If you are one of the many people who believe that a Mac is incapable of falling prey to viruses and Trojans, then it is probably the right time for you to rethink your stance on the situation. In fact, if you are the type who panics easily, then you may want to read on with great interest and take note.
A new and rather mysterious Trojan that affects OS X running Macs is starting to do the rounds on the world wide web, which in itself wouldn’t be such terrifying news. However, the fact that the Trojan is written in a currently unknown programming language, and it doesn’t even need access to the Mac’s administrator password to bypass security is rather worrying. It is also estimated that the Trojan has infected over half a million users and could be spreading even further as we speak.

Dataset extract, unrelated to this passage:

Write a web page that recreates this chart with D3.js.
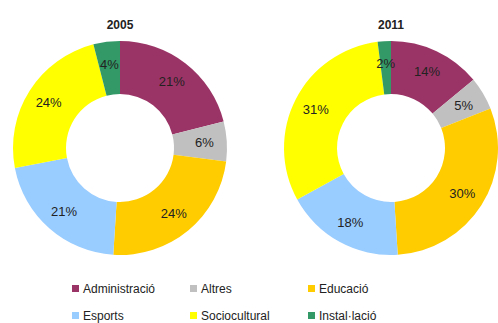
<!DOCTYPE html>
<html>
<head>
<meta charset="utf-8">
<script src="https://cdn.jsdelivr.net/npm/d3@7"></script>
<style>
  html, body { margin: 0; padding: 0; background: #fff; }
  svg { display: block; font-family: Arial, "Liberation Sans", sans-serif; }
</style>
</head>
<body>
<svg id="chart" width="498" height="323"></svg>
<script>
// Categories, in clockwise order from 12 o'clock
const categories = ["Administració", "Altres", "Educació", "Esports", "Sociocultural", "Instal·lació"];
const colors = ["#9b3466", "#c0c0c0", "#ffcc00", "#99ccff", "#ffff00", "#339966"];

// Share of each category (%)
const years = ["2005", "2011"];
const values2005 = [21, 6, 24, 21, 24, 4];
const values2011 = [14, 5, 30, 18, 31, 2];
const seriesValues = [values2005, values2011];

const svg = d3.select("#chart");

const color = d3.scaleOrdinal().domain(categories).range(colors);

const outerR = 107, innerR = 54;
const centers = d3.scalePoint().domain(years).range([120, 391]);
const cy = 148;

const pie = d3.pie().sort(null).value(d => d.value);
const arc = d3.arc().innerRadius(innerR).outerRadius(outerR);
const labelR = (innerR + outerR) / 2 + 4;
const labelArc = d3.arc().innerRadius(labelR).outerRadius(labelR);

years.forEach((year, i) => {
  const data = categories.map((c, j) => ({ category: c, value: seriesValues[i][j] }));
  const g = svg.append("g").attr("transform", `translate(${centers(year)},${cy})`);

  g.selectAll("path.slice")
    .data(pie(data))
    .join("path")
    .attr("class", "slice")
    .attr("d", arc)
    .attr("fill", d => color(d.data.category));

  g.selectAll("text.value")
    .data(pie(data))
    .join("text")
    .attr("class", "value")
    .attr("transform", d => `translate(${labelArc.centroid(d)})`)
    .attr("text-anchor", "middle")
    .attr("dy", "0.35em")
    .attr("font-size", 13)
    .attr("fill", "#222")
    .text(d => d.data.value + "%");

  svg.append("text")
    .attr("x", centers(year))
    .attr("y", 29)
    .attr("text-anchor", "middle")
    .attr("font-size", 12)
    .attr("font-weight", "bold")
    .attr("fill", "#222")
    .text(year);
});

// Legend: two rows of three
const legendX = d3.scalePoint().domain([0, 1, 2]).range([72, 308]);
const legendY = d3.scalePoint().domain([0, 1]).range([289, 316]);

const legend = svg.append("g")
  .selectAll("g")
  .data(categories)
  .join("g")
  .attr("transform", (d, i) => `translate(${legendX(i % 3)},${legendY(Math.floor(i / 3))})`);

legend.append("rect")
  .attr("x", 0).attr("y", -4)
  .attr("width", 7).attr("height", 7)
  .attr("fill", d => color(d));

legend.append("text")
  .attr("x", 11)
  .attr("y", 0)
  .attr("dy", "0.35em")
  .attr("font-size", 12)
  .attr("fill", "#222")
  .text(d => d);
</script>
</body>
</html>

If you are concerned that you may be one of the 600,000 affected (at the time of writing), or just security conscious in general, then follow the guide below on how to determine if your Mac has been compromised.
How to determine if your Mac has been affected using the Terminal app
Step 1: Run the Terminal app on your Mac either by selecting it from the Applications folder or pressing CMD + Space and searching for Terminal in Spotlight.
Step 2: Type the following command into the terminal app: defaults read /Applications/Safari.app/Contents/Info LSEnvironment.
Step 3: Terminal will return information back to you based on the entered text. Make a note of the value DYLD_INSERT_LIBRARIES.
Step 4: If Terminal returns an error similar to "The domain/default pair of (/Applications/Safari.app/Contents/Info, LSEnvironment) does not exist" then check out the next step below.
Step 5: If the command in step 2 produced an error message then enter the following command directly into the Terminal app: defaults read ~/.MacOSX/environment DYLD_INSERT_LIBRARIES.
Step 6: If any results are returned then take note of them. If Terminal produces an error similar to "The domain/default pair of (/Users/paul/.MacOSX/environment, DYLD_INSERT_LIBRARIES) does not exist" then it means you are not affected by this creepy Trojan.
If running the commands listed in step 2 or step 6 produce any variant of the ‘does not exist’ error message then it means your Mac is not affected. However, if the commands actually return any results then head on over to the F-Secure information page in order to find out how to get rid of this pest.
Regardless of the result, clean or infected, it is advisable to download a security update that exists to patch the Java vulnerability that allowed this menace to grow so large in the first place.